Harold Park

Harold Park

The right track

Harold Park is in Forest Lodge, near Glebe and Annandale. The City of Sydney and the Central Sydney Planning Committee shared planning control of this urban renewal project and Mirvac developed the site.

NSW Harness Racing Club privately owned the Harold Park Paceway since 1911. The paceway's popularity hit a peak in the 1960s, when crowds of up to 50,000 people flocked to the venue to watch the races. The Rozelle Tram Depot was home to working trams from 1904 to the 1960s.

The City adopted new planning controls following extensive consultation with the local community to balance the interests of residents, businesses and the land owners, and the need to meet targets for new inner-city housing.
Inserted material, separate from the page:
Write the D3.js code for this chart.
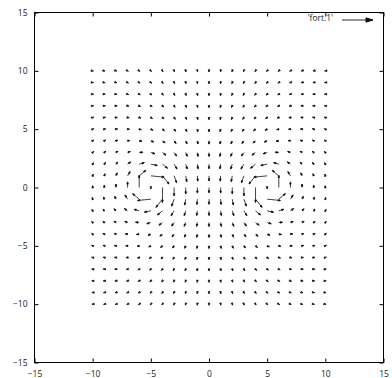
<!DOCTYPE html>
<html lang="en">
<head>
<meta charset="UTF-8">
<title>Vector field with d3 and SVG</title>
<script src="https://d3js.org/d3.v7.min.js" charset="utf-8"></script>
<style>
    body { margin: 0; background: #fff; }
    svg { display: block; }
    .axis text { font-family: 'Open Sans', sans-serif; font-size: 8.5px; fill: #222; }
    .axis line { stroke: #000; }
    .legend text { font-family: 'Open Sans', sans-serif; font-size: 8.5px; fill: #222; }
</style>
</head>
<body>
<div id="chart"></div>
<script>
    // grid of the data file 'fort.1' : one row per y, from y = 10 down to y = -10
    var xs = [-10, -9, -8, -7, -6, -5, -4, -3, -2, -1, 0, 1, 2, 3, 4, 5, 6, 7, 8, 9, 10];
    var ys = [10, 9, 8, 7, 6, 5, 4, 3, 2, 1, 0, -1, -2, -3, -4, -5, -6, -7, -8, -9, -10];

    // x component of every vector
    var dx = [
        [.057,.060,.063,.063,.062,.058,.050,.040,.028,.015,0,-.015,-.028,-.040,-.050,-.058,-.062,-.063,-.063,-.060,-.057],
        [.064,.069,.074,.076,.075,.071,.062,.050,.035,.018,0,-.018,-.035,-.050,-.062,-.071,-.075,-.076,-.074,-.069,-.064],
        [.072,.080,.087,.091,.092,.088,.078,.063,.045,.023,0,-.023,-.045,-.063,-.078,-.088,-.092,-.091,-.087,-.080,-.072],
        [.079,.091,.102,.110,.114,.110,.099,.081,.057,.029,0,-.029,-.057,-.081,-.099,-.110,-.114,-.110,-.102,-.091,-.079],
        [.087,.103,.120,.135,.143,.141,.128,.104,.072,.037,0,-.037,-.072,-.104,-.128,-.141,-.143,-.135,-.120,-.103,-.087],
        [.092,.114,.139,.164,.182,.184,.167,.133,.091,.046,0,-.046,-.091,-.133,-.167,-.184,-.182,-.164,-.139,-.114,-.092],
        [.093,.122,.159,.201,.237,.248,.223,.173,.113,.055,0,-.055,-.113,-.173,-.223,-.248,-.237,-.201,-.159,-.122,-.093],
        [.087,.121,.173,.243,.319,.352,.307,.219,.132,.061,0,-.061,-.132,-.219,-.307,-.352,-.319,-.243,-.173,-.121,-.087],
        [.069,.104,.163,.271,.442,.553,.432,.254,.134,.058,0,-.058,-.134,-.254,-.432,-.553,-.442,-.271,-.163,-.104,-.069],
        [.039,.062,.108,.222,.566,1.139,.561,.213,.092,.037,0,-.037,-.092,-.213,-.561,-1.139,-.566,-.222,-.108,-.062,-.039],
        [0,0,0,0,0,0,0,0,0,0,0,0,0,0,0,0,0,0,0,0,0],
        [-.039,-.062,-.108,-.222,-.566,-1.139,-.561,-.213,-.092,-.037,0,.037,.092,.213,.561,1.139,.566,.222,.108,.062,.039],
        [-.069,-.104,-.163,-.271,-.442,-.553,-.432,-.254,-.134,-.058,0,.058,.134,.254,.432,.553,.442,.271,.163,.104,.069],
        [-.087,-.121,-.173,-.243,-.319,-.352,-.307,-.219,-.132,-.061,0,.061,.132,.219,.307,.352,.319,.243,.173,.121,.087],
        [-.093,-.122,-.159,-.201,-.237,-.248,-.223,-.173,-.113,-.055,0,.055,.113,.173,.223,.248,.237,.201,.159,.122,.093],
        [-.092,-.114,-.139,-.164,-.182,-.184,-.167,-.133,-.091,-.046,0,.046,.091,.133,.167,.184,.182,.164,.139,.114,.092],
        [-.087,-.103,-.120,-.135,-.143,-.141,-.128,-.104,-.072,-.037,0,.037,.072,.104,.128,.141,.143,.135,.120,.103,.087],
        [-.079,-.091,-.102,-.110,-.114,-.110,-.099,-.081,-.057,-.029,0,.029,.057,.081,.099,.110,.114,.110,.102,.091,.079],
        [-.072,-.080,-.087,-.091,-.092,-.088,-.078,-.063,-.045,-.023,0,.023,.045,.063,.078,.088,.092,.091,.087,.080,.072],
        [-.064,-.069,-.074,-.076,-.075,-.071,-.062,-.050,-.035,-.018,0,.018,.035,.050,.062,.071,.075,.076,.074,.069,.064],
        [-.057,-.060,-.063,-.063,-.062,-.058,-.050,-.040,-.028,-.015,0,.015,.028,.040,.050,.058,.062,.063,.063,.060,.057]
    ];

    // y component of every vector
    var dy = [
        [-.007,-.015,-.024,-.035,-.046,-.058,-.069,-.078,-.086,-.090,-.092,-.090,-.086,-.078,-.069,-.058,-.046,-.035,-.024,-.015,-.007],
        [-.002,-.011,-.022,-.034,-.049,-.063,-.078,-.091,-.100,-.106,-.108,-.106,-.100,-.091,-.078,-.063,-.049,-.034,-.022,-.011,-.002],
        [.005,-.004,-.017,-.033,-.051,-.070,-.089,-.106,-.118,-.127,-.129,-.127,-.118,-.106,-.089,-.070,-.051,-.033,-.017,-.004,.005],
        [.015,.005,-.009,-.028,-.051,-.077,-.103,-.125,-.141,-.152,-.155,-.152,-.141,-.125,-.103,-.077,-.051,-.028,-.009,.005,.015],
        [.028,.019,.004,-.019,-.050,-.085,-.120,-.150,-.171,-.184,-.189,-.184,-.171,-.150,-.120,-.085,-.050,-.019,.004,.019,.028],
        [.046,.039,.024,-.002,-.042,-.092,-.141,-.183,-.210,-.225,-.230,-.225,-.210,-.183,-.141,-.092,-.042,-.002,.024,.039,.046],
        [.069,.068,.057,.029,-.025,-.099,-.175,-.230,-.262,-.276,-.281,-.276,-.262,-.230,-.175,-.099,-.025,.029,.057,.068,.069],
        [.095,.105,.108,.087,.018,-.105,-.230,-.302,-.330,-.337,-.338,-.337,-.330,-.302,-.230,-.105,.018,.087,.108,.105,.095],
        [.123,.150,.179,.194,.129,-.111,-.352,-.423,-.417,-.403,-.397,-.403,-.417,-.423,-.352,-.111,.129,.194,.179,.150,.123],
        [.145,.189,.258,.365,.472,-.114,-.702,-.601,-.506,-.457,-.443,-.457,-.506,-.601,-.702,-.114,.472,.365,.258,.189,.145],
        [.153,.206,.294,.480,1.045,-.115,-1.278,-.719,-.547,-.480,-.460,-.480,-.547,-.719,-1.278,-.115,1.045,.480,.294,.206,.153],
        [.145,.189,.258,.365,.472,-.114,-.702,-.601,-.506,-.457,-.443,-.457,-.506,-.601,-.702,-.114,.472,.365,.258,.189,.145],
        [.123,.150,.179,.194,.129,-.111,-.352,-.423,-.417,-.403,-.397,-.403,-.417,-.423,-.352,-.111,.129,.194,.179,.150,.123],
        [.095,.105,.108,.087,.018,-.105,-.230,-.302,-.330,-.337,-.338,-.337,-.330,-.302,-.230,-.105,.018,.087,.108,.105,.095],
        [.069,.068,.057,.029,-.025,-.099,-.175,-.230,-.262,-.276,-.281,-.276,-.262,-.230,-.175,-.099,-.025,.029,.057,.068,.069],
        [.046,.039,.024,-.002,-.042,-.092,-.141,-.183,-.210,-.225,-.230,-.225,-.210,-.183,-.141,-.092,-.042,-.002,.024,.039,.046],
        [.028,.019,.004,-.019,-.050,-.085,-.120,-.150,-.171,-.184,-.189,-.184,-.171,-.150,-.120,-.085,-.050,-.019,.004,.019,.028],
        [.015,.005,-.009,-.028,-.051,-.077,-.103,-.125,-.141,-.152,-.155,-.152,-.141,-.125,-.103,-.077,-.051,-.028,-.009,.005,.015],
        [.005,-.004,-.017,-.033,-.051,-.070,-.089,-.106,-.118,-.127,-.129,-.127,-.118,-.106,-.089,-.070,-.051,-.033,-.017,-.004,.005],
        [-.002,-.011,-.022,-.034,-.049,-.063,-.078,-.091,-.100,-.106,-.108,-.106,-.100,-.091,-.078,-.063,-.049,-.034,-.022,-.011,-.002],
        [-.007,-.015,-.024,-.035,-.046,-.058,-.069,-.078,-.086,-.090,-.092,-.090,-.086,-.078,-.069,-.058,-.046,-.035,-.024,-.015,-.007]
    ];

    var xTicks = [-15, -10, -5, 0, 5, 10, 15];
    var yTicks = [-15, -10, -5, 0, 5, 10, 15];
    var seriesName = "'fort.1'";

    var svgwidth = 392;
    var svgheight = 378;
    var plotLeft = 34.5, plotRight = 383.5, plotTop = 12.5, plotBottom = 362.5;

    var svg = d3.select('#chart').append('svg')
        .attr('width', svgwidth)
        .attr('height', svgheight);

    var x = d3.scaleLinear().domain([-15, 15]).range([plotLeft, plotRight]);
    var y = d3.scaleLinear().domain([-15, 15]).range([plotBottom, plotTop]);

    // axes: ticks point inwards, mirrored on top and right
    svg.append('g').attr('class', 'axis')
        .attr('transform', 'translate(0,' + plotBottom + ')')
        .call(d3.axisBottom(x).tickValues(xTicks).tickSizeInner(-4).tickSizeOuter(0).tickPadding(8.5))
        .call(g => g.select('.domain').remove());
    svg.append('g').attr('class', 'axis')
        .attr('transform', 'translate(0,' + plotTop + ')')
        .call(d3.axisTop(x).tickValues(xTicks).tickSizeInner(-4).tickSizeOuter(0).tickFormat(''))
        .call(g => g.select('.domain').remove());
    svg.append('g').attr('class', 'axis')
        .attr('transform', 'translate(' + plotLeft + ',0)')
        .call(d3.axisLeft(y).tickValues(yTicks).tickSizeInner(-4).tickSizeOuter(0).tickPadding(7))
        .call(g => g.select('.domain').remove());
    svg.append('g').attr('class', 'axis')
        .attr('transform', 'translate(' + plotRight + ',0)')
        .call(d3.axisRight(y).tickValues(yTicks).tickSizeInner(-4).tickSizeOuter(0).tickFormat(''))
        .call(g => g.select('.domain').remove());

    // frame
    svg.append('rect')
        .attr('x', plotLeft).attr('y', plotTop)
        .attr('width', plotRight - plotLeft).attr('height', plotBottom - plotTop)
        .attr('fill', 'none').attr('stroke', '#000').attr('stroke-width', 1);

    // flatten the grid into vectors
    var vectors = [];
    ys.forEach(function(yv, j) {
        xs.forEach(function(xv, i) {
            vectors.push({ x: xv, y: yv, dx: dx[j][i], dy: dy[j][i] });
        });
    });

    // arrow path: shaft plus small filled head at the tip
    function arrowPath(x1, y1, x2, y2, headLen, headHalf) {
        var a = Math.atan2(y2 - y1, x2 - x1);
        var c = Math.cos(a), s = Math.sin(a);
        var bx = x2 - headLen * c, by = y2 - headLen * s;
        return 'M' + x1 + ',' + y1 + 'L' + x2 + ',' + y2 +
            'M' + x2 + ',' + y2 +
            'L' + (bx - headHalf * s) + ',' + (by + headHalf * c) +
            'L' + (bx + headHalf * s) + ',' + (by - headHalf * c) + 'Z';
    }

    svg.append('g')
        .selectAll('path')
        .data(vectors)
        .enter().append('path')
        .attr('d', d => arrowPath(x(d.x), y(d.y), x(d.x + d.dx), y(d.y + d.dy), 2.2, 0.8))
        .attr('fill', '#111')
        .attr('stroke', '#111')
        .attr('stroke-width', 0.8);

    // key
    var legend = svg.append('g').attr('class', 'legend');
    legend.append('text')
        .attr('x', 333)
        .attr('y', 18)
        .attr('dy', '0.35em')
        .attr('text-anchor', 'end')
        .text(seriesName);
    legend.append('path')
        .attr('d', arrowPath(342, 20, 373, 20, 7, 2.2))
        .attr('fill', '#111')
        .attr('stroke', '#111')
        .attr('stroke-width', 0.9);
</script>
</body>
</html>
The project includes 1,300 new residences to house around 2,600 people.

Homes are close to light rail, new parks and nearly 2km of walking and cycling paths will connect Harold Park to the surrounding area. The former Rozelle tram depot's been conserved and higher sustainability targets mean the new homes use less energy and water.

Harold Park's visual impact has been minimised by restricting building heights to the equivalent of the 2 to 3 storey terraces on nearby cliffs in Glebe and Forest Lodge.
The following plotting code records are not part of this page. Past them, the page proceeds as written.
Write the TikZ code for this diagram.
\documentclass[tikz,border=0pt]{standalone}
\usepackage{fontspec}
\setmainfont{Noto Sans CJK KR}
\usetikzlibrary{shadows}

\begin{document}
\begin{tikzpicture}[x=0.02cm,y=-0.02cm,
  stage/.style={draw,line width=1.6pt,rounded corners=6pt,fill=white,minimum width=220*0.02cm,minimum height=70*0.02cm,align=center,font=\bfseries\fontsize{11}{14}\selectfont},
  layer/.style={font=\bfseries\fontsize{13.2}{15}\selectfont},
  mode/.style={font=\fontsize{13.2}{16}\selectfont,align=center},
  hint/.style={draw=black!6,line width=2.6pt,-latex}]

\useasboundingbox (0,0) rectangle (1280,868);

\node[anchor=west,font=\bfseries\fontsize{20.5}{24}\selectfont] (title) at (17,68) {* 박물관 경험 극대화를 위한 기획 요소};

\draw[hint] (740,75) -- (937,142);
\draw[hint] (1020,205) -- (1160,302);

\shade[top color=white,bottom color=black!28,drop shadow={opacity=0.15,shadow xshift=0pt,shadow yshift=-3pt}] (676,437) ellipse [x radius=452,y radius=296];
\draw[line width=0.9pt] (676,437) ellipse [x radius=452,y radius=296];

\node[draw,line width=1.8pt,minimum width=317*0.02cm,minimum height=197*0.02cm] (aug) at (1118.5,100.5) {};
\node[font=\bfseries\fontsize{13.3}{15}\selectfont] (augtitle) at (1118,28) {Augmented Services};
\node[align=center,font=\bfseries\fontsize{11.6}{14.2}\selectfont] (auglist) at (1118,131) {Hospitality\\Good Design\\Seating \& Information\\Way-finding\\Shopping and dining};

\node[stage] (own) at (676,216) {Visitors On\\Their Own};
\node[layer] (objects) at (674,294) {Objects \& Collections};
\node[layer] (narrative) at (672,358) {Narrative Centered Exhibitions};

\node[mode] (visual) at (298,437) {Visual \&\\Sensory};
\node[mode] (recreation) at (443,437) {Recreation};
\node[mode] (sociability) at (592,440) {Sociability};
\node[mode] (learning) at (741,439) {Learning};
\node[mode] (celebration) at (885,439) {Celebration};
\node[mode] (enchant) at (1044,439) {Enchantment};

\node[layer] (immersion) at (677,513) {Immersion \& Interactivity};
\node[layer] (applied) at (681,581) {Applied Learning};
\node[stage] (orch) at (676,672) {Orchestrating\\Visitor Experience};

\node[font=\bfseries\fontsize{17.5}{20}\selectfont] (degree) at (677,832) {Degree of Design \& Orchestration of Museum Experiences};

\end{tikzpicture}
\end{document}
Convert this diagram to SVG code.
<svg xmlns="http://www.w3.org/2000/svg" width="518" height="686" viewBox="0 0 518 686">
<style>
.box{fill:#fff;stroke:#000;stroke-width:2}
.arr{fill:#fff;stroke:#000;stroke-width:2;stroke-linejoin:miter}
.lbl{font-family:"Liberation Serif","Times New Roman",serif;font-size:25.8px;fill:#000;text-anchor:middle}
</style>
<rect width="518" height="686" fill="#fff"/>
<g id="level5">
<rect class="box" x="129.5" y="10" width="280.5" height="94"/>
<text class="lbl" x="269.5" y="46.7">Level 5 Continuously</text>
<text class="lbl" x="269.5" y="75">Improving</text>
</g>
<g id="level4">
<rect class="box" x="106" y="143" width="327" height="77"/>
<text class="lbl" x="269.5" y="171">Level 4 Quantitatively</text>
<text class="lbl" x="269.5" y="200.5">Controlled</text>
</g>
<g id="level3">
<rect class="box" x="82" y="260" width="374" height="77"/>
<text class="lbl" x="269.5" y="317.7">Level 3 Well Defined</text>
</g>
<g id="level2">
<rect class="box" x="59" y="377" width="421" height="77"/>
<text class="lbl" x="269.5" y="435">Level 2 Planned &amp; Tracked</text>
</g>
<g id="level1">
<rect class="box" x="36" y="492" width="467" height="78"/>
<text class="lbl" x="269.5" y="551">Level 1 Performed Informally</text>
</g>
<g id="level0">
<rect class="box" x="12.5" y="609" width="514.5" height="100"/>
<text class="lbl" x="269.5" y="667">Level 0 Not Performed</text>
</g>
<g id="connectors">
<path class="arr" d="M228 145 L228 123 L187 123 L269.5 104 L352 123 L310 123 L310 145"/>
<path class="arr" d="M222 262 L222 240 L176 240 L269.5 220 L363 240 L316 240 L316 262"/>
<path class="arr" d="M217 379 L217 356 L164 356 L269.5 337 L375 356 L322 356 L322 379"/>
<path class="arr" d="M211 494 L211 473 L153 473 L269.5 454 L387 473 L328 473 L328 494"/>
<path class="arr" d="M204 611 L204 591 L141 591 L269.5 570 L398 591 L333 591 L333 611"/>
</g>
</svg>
In July 2012, the Central Sydney Planning Committee approved the overall master plan for the site, known as the stage 1 development application, and then approved detailed development applications for buildings in precincts 1 and 2 in September 2012.

Construction started in October 2012 and the first residents moved to the precinct in 2014. 

Affordable housing

To provide more affordable housing options for key workers, the City secured a parcel of land at the corner of Ross Street and Wigram Road through a planning agreement with the developer.

The land was sold by the City to City West Housing to develop 76 apartments for long-term affordable rental accommodation. Apartments are to be rented to a mix of very low, low and moderate income earners at below 30% of household income. Up to 20 of the units will comply with design guidelines that make them suitable for elderly residents and people with disability.

Proceeds from the sale of the land have been placed in the City's affordable housing fund to be allocated as grants to help other affordable rental housing projects across the local area.

Naming the site

In early 2014, the developer of Harold Park, Mirvac, asked the City of Sydney to consider identifying the site as a new suburb or changing the boundary of the site so it became part of Glebe.

In order for this change to happen, the Geographical Names Board of NSW requires community consultation and acceptance of a proposal.

In April 2014, the City asked the community about this proposal providing 4 options to choose from: 

  • Identifying the redevelopment as the new suburb named 'Harold Park'.
  • Changing the suburb boundary to include the redevelopment in Glebe rather than Forest Lodge.
  • Identifying the redevelopment as an 'urban place', not an official suburb.
  • No changes to the suburb names or boundaries.
Over 400 submissions from the community showed strong opposition to change across the 4 options. This was presented to Council alongside the City’s assessment of the proposal against the Geographical Names Board of NSW Guidelines on 3 November 2014. Council resolved to not proceed with a suburb name or boundary change or name it as an urban place. As a result, the Harold Park development remains in the suburb of Forest Lodge.

New public park

The developer was required to dedicate more than one-third of the privately-owned site to the City for a public park – 3.8 hectares of previously private space has now become open public space.

The new public park forms part of the Johnstons Creek master plan, adopted by Council in August 2013. It links surrounding suburbs to Bicentennial, Federal and Jubilee parks.

In March 2014, we once again consulted with the community on the new public park in Harold Park. Using feedback from the consultation, as well as technical information gained from working onsite, we refined the design, which Council endorsed in May 2014. Work began in November 2015 and recent drainage and improvement works are now complete. 

The park's features include:

  • open spaces and habitat areas linked by the existing cliff line
  • stormwater harvesting and treatment 
  • cycling and walking paths connecting neighbourhoods and parklands
  • playgrounds, picnic areas and open grass spaces
  • historical interpretations and art opportunities
  • lighting and park furniture.
Harold Park was officially launched by the Lord Mayor on 27 October 2018.